The “Turkish model” refers to the focus on Republic of Turkey as "an example of a modern, moderate Muslim state that works." Turkey has been seen as combining a secular state and constitution, with a government run by a political party or political parties (Justice and Development Party, AKP) with "roots in political Islam". The AKP, led by Recep Tayyip Erdoğan, has ruled Turkey with a large majority in parliament since 2002. During this time Turkey has had good relations with the West, but also cordial ties with the Islamic Republic of Iran and a more pro-Palestinian policy. It has had vigorously contested, "substantially free and fair" elections, a vibrant culture, and has undergone an economic boom, developing a "large and growing middle class." However, as of summer 2013 and the crushing of the Taksim Gezi Park protests, some commentators complained that the model has come "unstuck".
The term originated in connection with the Arab Spring and the Arab states—Tunisia, Egypt, and Libya—that had overthrown dictators in 2011 and begun building new political and economic systems. Turkey's "deeply religious" Sunni Muslim prime minister, Erdoğan, was received by "adoring crowds" during a visit to Egypt in September 2011, and Turkey has polled high favorable ratings with many Arab countries. Praise has come from former acting Egyptian president Mohamed Hussein Tantawia, who told reporters after his meeting with Turkey's president Abdullah Gül, "The Turkish experience is the closest experience to the Egyptian people. Turkey is the model to inspire from."
One observer (Sinan Ülgen) has identified "five chief characteristics" of the model: accommodation of Secularism, Democracy, and Political Islam; a stabilizing role by the military; successful economic liberalization and trade integration; membership in Western multilateral organizations like NATO, the Council of Europe, and the European Court for Human Rights; and popular confidence in the country’s institutions.

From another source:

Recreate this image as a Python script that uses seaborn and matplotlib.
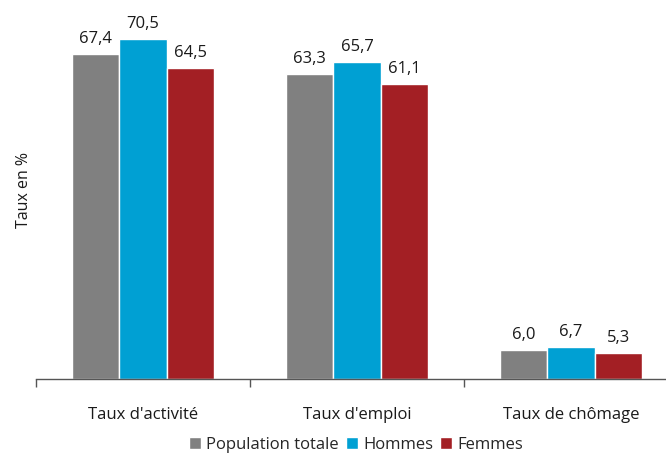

Some critics have complained about the treatment of minority Alevi and Kurdish groups, and of some imprisoned journalists. As of March 2013, a "mounting number of Turkish lawyers, politicians, journalists" have been imprisoned, in what journalist Dexter Filkins has called "an increasingly harsh campaign to crush domestic opposition". Among those imprisoned have been Ragip Zarakolu, a constitutional law professor; Ahmet Şık, a prize-winning investigative journalist; and Nedim Şener, a noted free-speech activist.
Others have noted that Turkey's unique history may mean the model will be of limited use to Egypt or other countries. According to Şebnem Gümüşçü, the success is based on Islamists accepting the "secular-democratic framework of the Turkish state", and not Islamists' "development of institutional and political structures that accommodated both Islamic and democratic principles"; in other words, the current stability and democracy is only a result of Islamists toeing a line set by secular-democratic frameworks rather than of the Islamists' own doing. The Economist magazine also finds "many reasons to be cautious about expecting Arabs to follow Turks", such as the long evolution of the democratic Islamism, the relative power and prestige of the secularism, and tolerance for electoral politics of military rulers. Journalist Alp Altınörs complains that during the Erdoğan era of 2002–2012, growth has "been coupled with little social benefit". The main force for economic growth has been foreign capital, but "imperialists" have "effectively plundered the country", transferring the equivalent of $120 billion to foreign countries. He also contends that unemployment has remained high, labour rights deteriorated, and inequality worsened, and "harsh repression" of journalists, unions, and Kurds have kept "10,000 political prisoners" in Turkish prisons.
Cihan Tuğal disagrees with the orthodox claim that Turkey represents a model for other Islamic countries with its unique form of Islamic liberalism and refutes any suggestion that what went wrong in Turkey is limited to the AKP’s or more directly to Erdoğan’s arrogance and authoritarian inclinations. On the other hand, his approach is criticised for misreading the Gezi Park protests.
In May–June 2013, there were massive public protests, including a large number of students, against the Erdoğan government. Although Erdoğan described the protesters as "just a few looters", 3.5 million of Turkey's 80 million people are estimated to have taken part in almost 5,000 demonstrations. Five people were killed and more than 8,000 injured by water cannons and tear gas. The event has been described (by journalist Christopher de Bellaigue) as part of a move by Erdoğan away from a more tolerant, diverse, and democratic Turkey, toward "vindictive authoritarianism" that is "undermining his own reputation as a path-finding democrat in the Muslim world".
In May 2016, author Mustafa Akyol lamented that "the rhetoric of liberal opening" in Turkey "has given way to authoritarianism, the peace process with the Kurdish nationalists has fallen apart, press freedoms are diminishing and terrorist attacks are on the rise." Supporters of Erdoğan credit the change to conspiracies in the West aided by "their treacherous 'agents'" in Turkey to undermine the newly powerful and independent Turkey, while Akyol blames it on the corruption of power—AKP members having been "tempted, intoxicated and corrupted" by the "wealth, prestige and glory" of being in power.